A CRC is an example of a hash function and a long CRC would probably be good enough for GIT or most repositories.
First Pre-image resistance - this is a test of the one wayness of the function. Given a hash value it is difficult to find a pre-image that hashes to that value. Given y a string of bits of length hash output length finding X such that h(X) = y is hard.MD-5 and SHA-1 are still resilient against first pre-image attacks
Second Pre-image resistance - given a message X finding a Y such that h(X)=h(Y) is difficult. MD-5 and SHA-1 are still resilient against second pre-image attacks
Collision resistant - It is hard to find two messages X and Y such that h(X) = h(Y). Note the attacker here is free to choose both X and Y. Both MD-5 and SHA-1 are no-longer collision resistant.
So far however the two messages X and Y have to be nearly identical. They have to start and end the same way and the blocks that are changed actually have to be changed and tested together to make sure the hash function internal state changes only in a specific way. I can't create a document that says the rent will be $3000 per month and another that says it will be $30000. (I might create one that says it is $3149.21 and the other $53210.63 per month, like in the PDF example they played with a colour field). Also because of the way the internal state of the hash function changes we now have a way of detecting if someone is feeding a "funny" stream of bits into our hash function and detect this attack with a very low probability of a false positive.

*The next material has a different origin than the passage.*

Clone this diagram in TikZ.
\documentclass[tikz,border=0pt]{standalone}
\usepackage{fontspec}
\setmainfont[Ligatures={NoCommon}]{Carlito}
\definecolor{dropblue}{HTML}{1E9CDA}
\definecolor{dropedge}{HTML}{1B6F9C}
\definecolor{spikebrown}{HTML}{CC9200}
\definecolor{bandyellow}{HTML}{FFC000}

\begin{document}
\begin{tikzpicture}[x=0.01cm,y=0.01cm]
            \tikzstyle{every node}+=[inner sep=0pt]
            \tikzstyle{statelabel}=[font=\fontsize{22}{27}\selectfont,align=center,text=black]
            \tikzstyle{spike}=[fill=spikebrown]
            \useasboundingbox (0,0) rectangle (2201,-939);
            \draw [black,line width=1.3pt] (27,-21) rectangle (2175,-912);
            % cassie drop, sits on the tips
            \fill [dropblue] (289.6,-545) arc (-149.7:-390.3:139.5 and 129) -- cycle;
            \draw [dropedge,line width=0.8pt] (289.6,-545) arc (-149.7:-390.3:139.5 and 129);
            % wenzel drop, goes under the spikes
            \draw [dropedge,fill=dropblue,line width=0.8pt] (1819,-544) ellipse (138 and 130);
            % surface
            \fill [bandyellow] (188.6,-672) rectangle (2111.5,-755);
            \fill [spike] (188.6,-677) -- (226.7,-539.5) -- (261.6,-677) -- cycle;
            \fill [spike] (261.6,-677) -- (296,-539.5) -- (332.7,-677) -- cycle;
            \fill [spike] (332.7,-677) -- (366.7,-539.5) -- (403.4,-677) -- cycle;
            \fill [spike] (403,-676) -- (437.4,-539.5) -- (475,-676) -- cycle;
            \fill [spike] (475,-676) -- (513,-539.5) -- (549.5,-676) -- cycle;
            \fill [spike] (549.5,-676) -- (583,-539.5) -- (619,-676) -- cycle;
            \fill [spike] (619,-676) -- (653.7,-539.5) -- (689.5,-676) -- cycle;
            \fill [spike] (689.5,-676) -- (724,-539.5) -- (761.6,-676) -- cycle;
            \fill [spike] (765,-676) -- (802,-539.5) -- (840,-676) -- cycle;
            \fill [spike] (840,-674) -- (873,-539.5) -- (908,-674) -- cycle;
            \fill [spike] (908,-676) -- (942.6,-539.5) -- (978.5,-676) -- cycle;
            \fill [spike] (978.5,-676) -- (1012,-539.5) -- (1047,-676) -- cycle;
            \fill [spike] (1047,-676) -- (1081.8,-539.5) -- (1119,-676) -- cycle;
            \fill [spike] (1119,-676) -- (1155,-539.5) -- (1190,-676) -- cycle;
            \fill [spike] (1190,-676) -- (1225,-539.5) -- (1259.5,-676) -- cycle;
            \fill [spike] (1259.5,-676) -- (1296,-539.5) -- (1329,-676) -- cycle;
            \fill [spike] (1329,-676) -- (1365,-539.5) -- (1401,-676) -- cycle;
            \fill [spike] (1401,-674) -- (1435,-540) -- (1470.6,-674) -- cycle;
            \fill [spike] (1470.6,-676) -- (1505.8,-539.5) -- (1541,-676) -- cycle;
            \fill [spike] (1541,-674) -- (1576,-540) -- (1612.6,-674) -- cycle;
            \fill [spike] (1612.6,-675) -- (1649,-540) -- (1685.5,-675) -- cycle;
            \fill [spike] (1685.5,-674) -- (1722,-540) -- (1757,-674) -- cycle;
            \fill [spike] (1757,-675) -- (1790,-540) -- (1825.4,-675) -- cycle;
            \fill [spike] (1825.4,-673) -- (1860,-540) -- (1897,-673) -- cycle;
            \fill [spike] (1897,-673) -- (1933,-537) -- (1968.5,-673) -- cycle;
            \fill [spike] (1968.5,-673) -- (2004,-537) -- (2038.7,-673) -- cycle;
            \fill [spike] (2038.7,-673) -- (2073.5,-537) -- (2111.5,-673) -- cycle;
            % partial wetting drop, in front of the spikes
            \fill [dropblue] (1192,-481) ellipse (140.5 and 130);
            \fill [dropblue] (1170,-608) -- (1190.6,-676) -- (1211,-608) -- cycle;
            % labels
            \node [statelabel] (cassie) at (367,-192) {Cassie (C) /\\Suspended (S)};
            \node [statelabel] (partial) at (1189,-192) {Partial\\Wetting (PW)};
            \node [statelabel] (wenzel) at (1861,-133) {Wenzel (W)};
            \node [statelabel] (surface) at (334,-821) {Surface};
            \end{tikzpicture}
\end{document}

You want a revision number? Simple;
$ git rev-list HEAD | wc -l
Assuming everyone is on the same branch of course....
(Obligatory XKCD)
09F91102 no, 455FE104 nope, F190A1E8 uh-uh, 7A5F8A09 that's not it, C87294CE no. Ah! 452F6E403CDF10714E41DFAA257D313F.

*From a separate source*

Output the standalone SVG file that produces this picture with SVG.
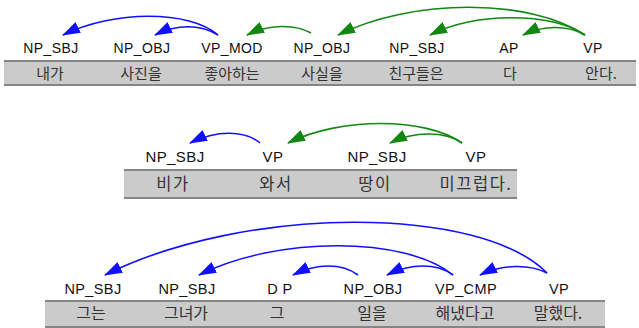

> I'd give alot to go back to revision numbers...
Why? All that matters is the logical ordering of commits, not the chronological ordering. I DGAF about when someone wrote a bit of code. All that I want is for each commit to more or less work, and for the history to be easily bisectable to aid in bug hunting.
> Git gives a conflict in the first case - naturally - and may give a conflict in the second if its magic content-tracking algorithm fails...

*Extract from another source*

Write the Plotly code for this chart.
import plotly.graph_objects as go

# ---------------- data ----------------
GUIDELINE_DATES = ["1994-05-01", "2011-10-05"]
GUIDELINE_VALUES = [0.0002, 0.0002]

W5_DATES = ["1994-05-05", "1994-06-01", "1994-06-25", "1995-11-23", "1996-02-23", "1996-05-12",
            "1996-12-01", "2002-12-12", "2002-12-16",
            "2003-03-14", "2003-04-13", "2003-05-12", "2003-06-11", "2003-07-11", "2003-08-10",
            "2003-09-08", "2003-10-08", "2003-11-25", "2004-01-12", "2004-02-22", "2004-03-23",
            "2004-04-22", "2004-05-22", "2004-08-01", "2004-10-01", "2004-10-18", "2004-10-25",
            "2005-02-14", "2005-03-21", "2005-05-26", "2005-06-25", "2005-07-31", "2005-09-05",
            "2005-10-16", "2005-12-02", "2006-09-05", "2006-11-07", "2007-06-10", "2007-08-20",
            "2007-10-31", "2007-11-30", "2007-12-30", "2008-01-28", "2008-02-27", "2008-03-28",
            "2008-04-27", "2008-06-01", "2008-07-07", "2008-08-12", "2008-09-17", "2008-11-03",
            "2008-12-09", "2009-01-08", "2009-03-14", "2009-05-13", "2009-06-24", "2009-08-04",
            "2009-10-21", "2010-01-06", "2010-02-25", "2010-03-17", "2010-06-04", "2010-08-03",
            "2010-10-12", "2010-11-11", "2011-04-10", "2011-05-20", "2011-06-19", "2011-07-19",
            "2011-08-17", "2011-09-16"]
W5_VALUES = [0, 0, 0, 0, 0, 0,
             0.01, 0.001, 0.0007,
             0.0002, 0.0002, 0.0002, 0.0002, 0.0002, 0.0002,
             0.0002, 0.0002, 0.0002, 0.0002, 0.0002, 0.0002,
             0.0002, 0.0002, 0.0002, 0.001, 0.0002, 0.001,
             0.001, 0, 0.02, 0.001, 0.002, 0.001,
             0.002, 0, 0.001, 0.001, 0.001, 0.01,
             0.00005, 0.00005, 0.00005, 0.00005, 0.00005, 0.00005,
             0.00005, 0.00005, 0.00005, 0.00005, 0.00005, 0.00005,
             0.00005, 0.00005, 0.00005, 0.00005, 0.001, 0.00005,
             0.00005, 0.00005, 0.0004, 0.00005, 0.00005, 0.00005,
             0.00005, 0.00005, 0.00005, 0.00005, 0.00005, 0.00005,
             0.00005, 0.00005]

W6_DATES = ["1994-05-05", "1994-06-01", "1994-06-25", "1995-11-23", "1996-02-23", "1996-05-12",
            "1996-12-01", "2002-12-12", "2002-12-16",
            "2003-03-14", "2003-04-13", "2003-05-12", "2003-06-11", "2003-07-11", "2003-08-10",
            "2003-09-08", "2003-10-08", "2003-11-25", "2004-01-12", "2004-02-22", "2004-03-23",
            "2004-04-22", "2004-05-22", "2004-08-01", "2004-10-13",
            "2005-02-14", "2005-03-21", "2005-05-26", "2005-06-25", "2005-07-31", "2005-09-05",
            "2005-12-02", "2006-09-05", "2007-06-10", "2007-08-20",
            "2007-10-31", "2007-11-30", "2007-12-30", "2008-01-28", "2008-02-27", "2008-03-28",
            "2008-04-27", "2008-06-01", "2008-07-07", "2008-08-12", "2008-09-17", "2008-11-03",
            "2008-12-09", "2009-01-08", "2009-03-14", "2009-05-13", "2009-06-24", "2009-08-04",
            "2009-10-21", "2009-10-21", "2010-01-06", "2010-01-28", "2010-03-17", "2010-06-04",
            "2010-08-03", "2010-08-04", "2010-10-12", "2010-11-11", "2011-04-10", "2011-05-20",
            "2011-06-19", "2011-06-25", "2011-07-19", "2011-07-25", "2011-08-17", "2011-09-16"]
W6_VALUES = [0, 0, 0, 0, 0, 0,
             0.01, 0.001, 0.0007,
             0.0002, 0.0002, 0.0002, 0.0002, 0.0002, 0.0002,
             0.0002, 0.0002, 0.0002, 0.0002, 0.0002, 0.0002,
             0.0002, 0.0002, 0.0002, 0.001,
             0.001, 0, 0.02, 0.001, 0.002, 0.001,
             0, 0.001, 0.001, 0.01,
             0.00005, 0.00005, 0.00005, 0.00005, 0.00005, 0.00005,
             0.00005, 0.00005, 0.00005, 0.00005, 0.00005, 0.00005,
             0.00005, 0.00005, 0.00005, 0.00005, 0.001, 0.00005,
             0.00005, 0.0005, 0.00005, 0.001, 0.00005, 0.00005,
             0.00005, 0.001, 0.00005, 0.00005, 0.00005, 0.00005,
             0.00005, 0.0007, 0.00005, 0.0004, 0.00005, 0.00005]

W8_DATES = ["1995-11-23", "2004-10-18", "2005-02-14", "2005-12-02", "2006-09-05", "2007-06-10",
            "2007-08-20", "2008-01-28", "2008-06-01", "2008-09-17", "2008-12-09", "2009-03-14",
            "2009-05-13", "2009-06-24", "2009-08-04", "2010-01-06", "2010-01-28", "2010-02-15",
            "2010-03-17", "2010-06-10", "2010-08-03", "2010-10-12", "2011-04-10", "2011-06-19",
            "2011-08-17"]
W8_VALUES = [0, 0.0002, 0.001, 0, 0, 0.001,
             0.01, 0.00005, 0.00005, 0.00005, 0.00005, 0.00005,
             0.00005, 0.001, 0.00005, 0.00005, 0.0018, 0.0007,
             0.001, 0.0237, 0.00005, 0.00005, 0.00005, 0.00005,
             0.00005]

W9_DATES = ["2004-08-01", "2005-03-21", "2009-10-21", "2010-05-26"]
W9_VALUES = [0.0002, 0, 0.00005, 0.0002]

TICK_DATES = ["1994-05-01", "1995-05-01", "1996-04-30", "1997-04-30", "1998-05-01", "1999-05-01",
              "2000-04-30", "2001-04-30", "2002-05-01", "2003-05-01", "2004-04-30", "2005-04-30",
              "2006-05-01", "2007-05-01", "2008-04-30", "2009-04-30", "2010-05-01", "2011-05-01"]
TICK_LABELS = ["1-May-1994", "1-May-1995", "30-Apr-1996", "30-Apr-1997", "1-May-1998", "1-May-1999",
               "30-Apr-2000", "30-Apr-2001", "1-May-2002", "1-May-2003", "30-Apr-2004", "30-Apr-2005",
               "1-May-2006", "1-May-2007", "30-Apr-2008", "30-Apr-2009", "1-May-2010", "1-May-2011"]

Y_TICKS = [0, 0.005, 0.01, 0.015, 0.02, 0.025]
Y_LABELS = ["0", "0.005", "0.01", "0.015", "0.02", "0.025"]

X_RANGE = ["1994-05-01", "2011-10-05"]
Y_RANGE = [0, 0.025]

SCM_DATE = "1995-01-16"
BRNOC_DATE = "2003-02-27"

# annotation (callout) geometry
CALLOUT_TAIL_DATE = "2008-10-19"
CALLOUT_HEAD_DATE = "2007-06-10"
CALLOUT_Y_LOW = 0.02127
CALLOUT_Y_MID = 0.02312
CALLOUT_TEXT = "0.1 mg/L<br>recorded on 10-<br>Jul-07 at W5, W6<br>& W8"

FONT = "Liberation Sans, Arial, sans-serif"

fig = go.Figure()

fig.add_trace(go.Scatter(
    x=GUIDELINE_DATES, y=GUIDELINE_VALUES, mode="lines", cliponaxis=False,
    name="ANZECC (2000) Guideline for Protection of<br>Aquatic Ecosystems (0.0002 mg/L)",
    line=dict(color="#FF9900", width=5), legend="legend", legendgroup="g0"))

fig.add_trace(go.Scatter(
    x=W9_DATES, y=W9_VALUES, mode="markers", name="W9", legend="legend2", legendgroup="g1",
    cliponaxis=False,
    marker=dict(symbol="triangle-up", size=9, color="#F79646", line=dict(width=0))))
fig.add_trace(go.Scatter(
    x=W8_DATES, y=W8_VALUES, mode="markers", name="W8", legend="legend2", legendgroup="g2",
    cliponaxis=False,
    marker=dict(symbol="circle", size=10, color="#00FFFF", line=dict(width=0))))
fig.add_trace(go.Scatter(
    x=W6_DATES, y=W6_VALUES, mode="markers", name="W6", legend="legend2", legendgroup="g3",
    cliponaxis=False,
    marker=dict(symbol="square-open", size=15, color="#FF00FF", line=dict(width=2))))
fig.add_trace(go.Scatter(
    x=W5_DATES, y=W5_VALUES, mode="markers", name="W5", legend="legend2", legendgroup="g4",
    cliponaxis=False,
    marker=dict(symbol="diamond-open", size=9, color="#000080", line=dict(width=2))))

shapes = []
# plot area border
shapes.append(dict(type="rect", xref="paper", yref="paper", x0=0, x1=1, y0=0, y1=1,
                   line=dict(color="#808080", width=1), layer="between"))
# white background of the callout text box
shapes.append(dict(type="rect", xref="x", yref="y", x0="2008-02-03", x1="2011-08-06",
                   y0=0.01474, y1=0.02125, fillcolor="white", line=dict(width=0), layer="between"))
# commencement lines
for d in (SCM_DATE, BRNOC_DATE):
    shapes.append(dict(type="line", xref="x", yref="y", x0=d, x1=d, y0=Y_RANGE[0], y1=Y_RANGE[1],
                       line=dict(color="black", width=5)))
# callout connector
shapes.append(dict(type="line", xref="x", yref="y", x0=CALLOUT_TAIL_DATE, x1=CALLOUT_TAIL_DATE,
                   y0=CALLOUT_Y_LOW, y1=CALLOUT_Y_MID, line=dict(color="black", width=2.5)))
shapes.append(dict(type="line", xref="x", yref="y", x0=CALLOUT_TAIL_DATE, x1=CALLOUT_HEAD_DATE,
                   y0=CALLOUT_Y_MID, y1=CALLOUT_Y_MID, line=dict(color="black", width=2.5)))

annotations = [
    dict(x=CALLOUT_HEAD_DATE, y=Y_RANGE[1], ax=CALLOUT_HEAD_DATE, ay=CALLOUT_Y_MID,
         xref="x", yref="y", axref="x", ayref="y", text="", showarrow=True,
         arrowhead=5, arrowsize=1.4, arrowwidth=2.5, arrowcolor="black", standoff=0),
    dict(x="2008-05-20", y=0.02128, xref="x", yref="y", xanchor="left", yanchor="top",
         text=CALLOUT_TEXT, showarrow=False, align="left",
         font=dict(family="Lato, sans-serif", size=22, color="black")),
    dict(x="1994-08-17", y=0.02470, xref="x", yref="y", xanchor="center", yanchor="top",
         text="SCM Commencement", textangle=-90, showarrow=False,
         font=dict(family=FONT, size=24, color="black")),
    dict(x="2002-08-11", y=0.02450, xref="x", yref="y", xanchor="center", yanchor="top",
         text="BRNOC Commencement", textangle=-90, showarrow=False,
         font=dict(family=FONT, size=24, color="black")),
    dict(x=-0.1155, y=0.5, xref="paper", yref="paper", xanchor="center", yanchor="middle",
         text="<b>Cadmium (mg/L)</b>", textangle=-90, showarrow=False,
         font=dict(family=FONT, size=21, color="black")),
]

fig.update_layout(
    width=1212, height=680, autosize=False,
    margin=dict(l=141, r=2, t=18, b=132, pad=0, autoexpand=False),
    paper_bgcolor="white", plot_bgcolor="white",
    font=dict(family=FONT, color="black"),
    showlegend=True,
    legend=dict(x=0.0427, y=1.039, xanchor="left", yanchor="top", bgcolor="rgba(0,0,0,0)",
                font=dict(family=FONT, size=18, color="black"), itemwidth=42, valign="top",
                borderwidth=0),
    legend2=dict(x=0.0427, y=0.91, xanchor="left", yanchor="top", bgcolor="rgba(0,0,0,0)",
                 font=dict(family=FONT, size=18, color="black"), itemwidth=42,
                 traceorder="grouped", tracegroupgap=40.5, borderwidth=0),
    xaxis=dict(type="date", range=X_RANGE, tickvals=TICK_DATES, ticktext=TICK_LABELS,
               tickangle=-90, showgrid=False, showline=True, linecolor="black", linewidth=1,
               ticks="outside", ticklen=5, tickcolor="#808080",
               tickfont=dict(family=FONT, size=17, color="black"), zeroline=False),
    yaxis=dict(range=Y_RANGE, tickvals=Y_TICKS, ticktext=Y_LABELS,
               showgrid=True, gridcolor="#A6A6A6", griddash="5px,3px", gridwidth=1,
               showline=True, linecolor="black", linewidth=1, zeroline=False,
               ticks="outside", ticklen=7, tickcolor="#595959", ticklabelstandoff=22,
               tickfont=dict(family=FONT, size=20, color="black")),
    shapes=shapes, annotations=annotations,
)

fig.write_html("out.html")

As an SVN -> Git convert, I've had git just Do The Right Thing(TM) when committing changes to a moved file more times than I can count. I lost _weeks_ of my life to doing that shit manually with SVN. I get that content tracking doesn't work 100% of the time, but it works infinity% of the time more often than it does in SVN.
> Branches don't really exist in git at all...
what?
> they aren't versioned (who created a branch, and when?),
wot?!
If you look at this https://github.com/inaka/shotgun/compare/dave.151.update.deps.to.2.0.0.pre It's obvious that euenlopez@gmail.com created that branch on June 02, 2016. This one-liner makes it doubly clear that this isn't github trickery:
git log `git log master..dave.151.update.deps.to.2.0.0.pre --oneline | tail -n 1 | awk '{ print $1 }'` | head -n 3
(The git log invocation inside the backticks gives you the commits that dave.151... has that master doesn't, putting the "oldest" at the bottom. The tail/awk pipe scrapes out the commit ID of the "oldest' commit. That commit ID is fed to the outer git log, and the first three lines of that log are scraped off by head.)
> ...and if you accidentally delete them you tend to lose the commits against them.
a) If you delete a branch, you don't want the commits in it.
b) But if you _did_ want those commits, git reflog saves you from your mistakes
c) man git-reflog , for $DEITY's sake
Don't get lost in the terminology of the man page. Just make a git repo, perform some changes to it (some small, some large) and play with git reflog.
Every change you make to a local repo is stored locally, for 90 days -by default-. git reflog lets you sort through that and restore the pointers that you carelessly blew away.